Today the MIT CFP announced the winners of its first crowd-sourced contest, “What is a Systemically Important Financial Institution?” A collaboration between the MIT Center for Finance and Policy and the Harvard Crowd Innovation Laboratory, the contest was launched to generate new proposals to specify sets of criteria that regulators should apply to designate a financial institution as systemically important.
Sanjiv Das (Santa Clara University) received the first place prize. Second place was awarded to Barbara Novick (BlackRock). Honorable mentions included Volker Brühl (Goethe University); Agostino Capponi(Columbia University) and W. Allen Cheng (Columbia University); Kathleen Hanley (Lehigh University), Mark Kritzman (Windham Capital) and David Turkington; and Alex Pollock and Thomas Stanton. A prize pool of $10,000 was split between the winners.
The winning entries addressed these challenges in a variety of ways (click here for a more detailed synopsis). Those included several technical proposals for new risk assessment schemes. Others were qualitative, suggesting putting more weight on leverage and function and less on asset size; designating large government-run financial institutions that play a central role in the financial system such as the Federal Reserve Banks, Fannie Mae and Freddie Mac; and refining the process to put more weight on cost benefit analysis and looking for alternatives that would achieve the same benefits. “It was exciting to see the breadth of the entries received and the potential of crowd-sourcing to help tackle challenges in financial policy-making,” said Sloan Professor and CFP Director Deborah Lucas.

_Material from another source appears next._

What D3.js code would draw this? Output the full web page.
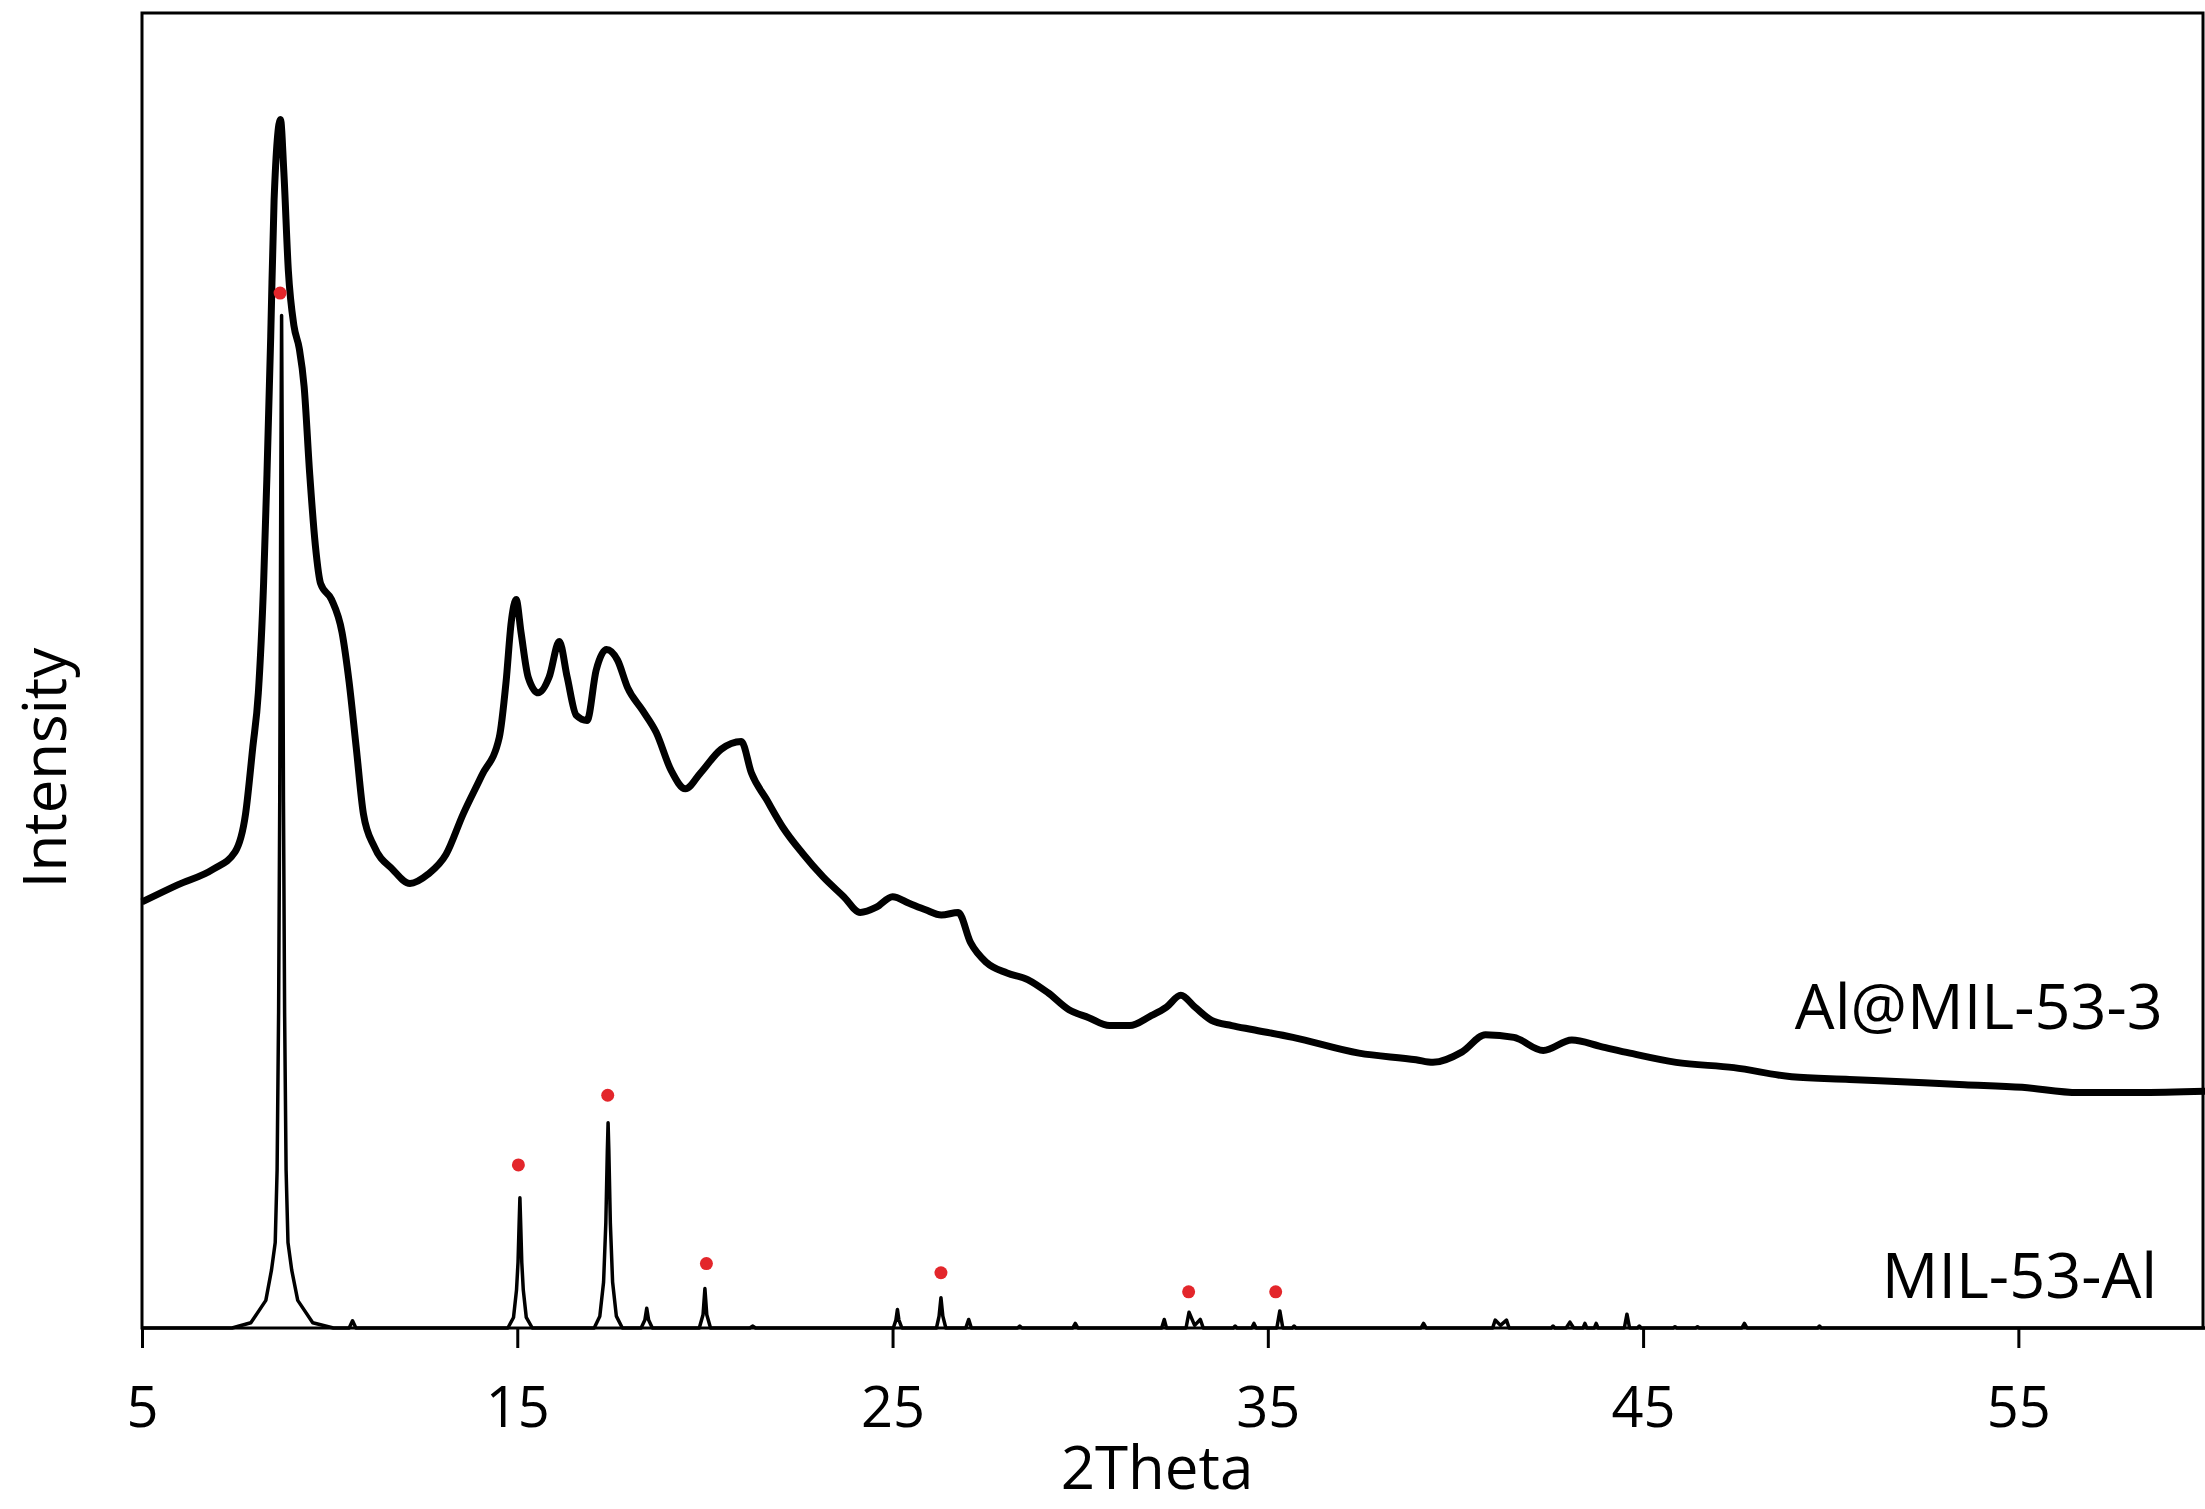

The financial crisis of 2008 brought vastly increased attention by regulators to risk spillovers in the financial sector that could cause systemic problems. As part of addressing systemic risk, financial regulators have been tasked with identifying Systemically Important Financial Institutions (SIFIs). Institutions designated as SIFIs are subject to additional oversight and regulation.
The contest was aimed at addressing the many challenges surrounding SIFI designation. There is not yet a globally agreed-upon definition of a SIFI, although regulators have proposed and are applying a variety of criteria to designate some institutions as systemically risky. The lack of a comprehensive, conceptually coherent, and globally accepted set of criteria for quantifying the systemic importance of individual institutions and for designating SIFIs raises difficulties for financial institutions and regulators alike. The designation comes with significant regulatory costs and administrative burdens for affected institutions. Those costs must be weighed against the potential benefits of increased financial stability. A more transparent designation process that avoids a one-size-fits-all approach would improve fairness and efficacy and make it easier for firms to take preemptive actions to reduce their contributions to systemic risk and thus avoid SIFI designation.
The contest was judged by professors Paul Glasserman (Columbia), Karim Lakhani (Harvard), Andrew Lo (MIT), and Deborah Lucas (MIT). The prizes were made possible by a generous gift from Robert Pozen (MIT).